I was suggested to iterate thoses two equations to obtain Volterra series representation. However I am not familiar with Volterra series, so is there anyone who can kindly provide me with some kind of recipes on how to do it? Thank you very much!
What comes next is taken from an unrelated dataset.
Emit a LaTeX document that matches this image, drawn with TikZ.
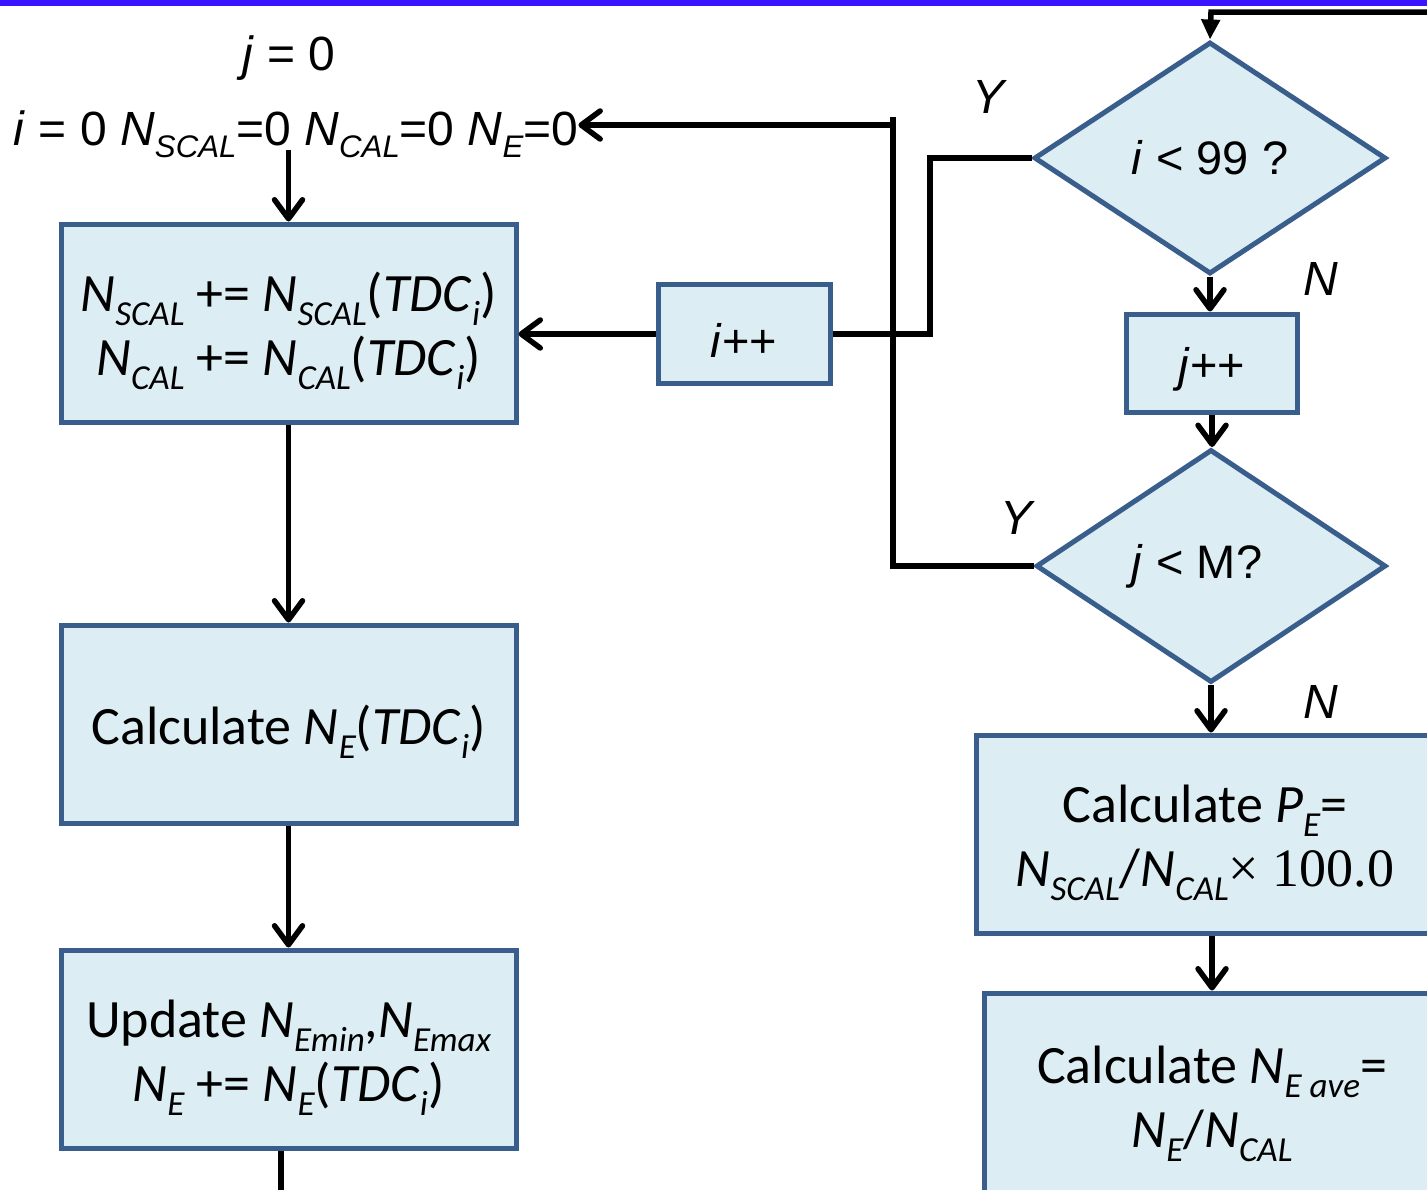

In order to iterate, you have to substitute the second equation into the first one. So, $$n_{11}(x,z)=1+\int_{-\infty}^xdye^{-izy}u(y)\int_{-\infty}^ydy_1e^{izy_1}{\bar u}(y_1)n_{11}(y_1,z).$$ This equation is generally the starting pointing for an iterative procedure, the main tool of perturbation techniques. E.g., you can choose for the first iterate $n_{11}(x,z)=1$ and you will get $$n_{11}(x,z)=1+\int_{-\infty}^xdye^{-izy}u(y)\int_{-\infty}^ydy_1e^{izy_1}{\bar u}(y_1)$$ $$+\int_{-\infty}^xdye^{-izy}u(y)\int_{-\infty}^ydy_1e^{izy_1}{\bar u}(y_1)\int_{-\infty}^{y_1}dy_2e^{-izy_2}u(y_2)\int_{-\infty}^{y_2}dy_3e^{izy_3}{\bar u}(y_3)+\ldots.$$ You can stop the procedure at any desired order to get an approximation to the solution of the integral equations. Then, you put this approximation to $n_{11}$ back into the equation for $n_{12}$ and you will get an approximate solution for it at the given order.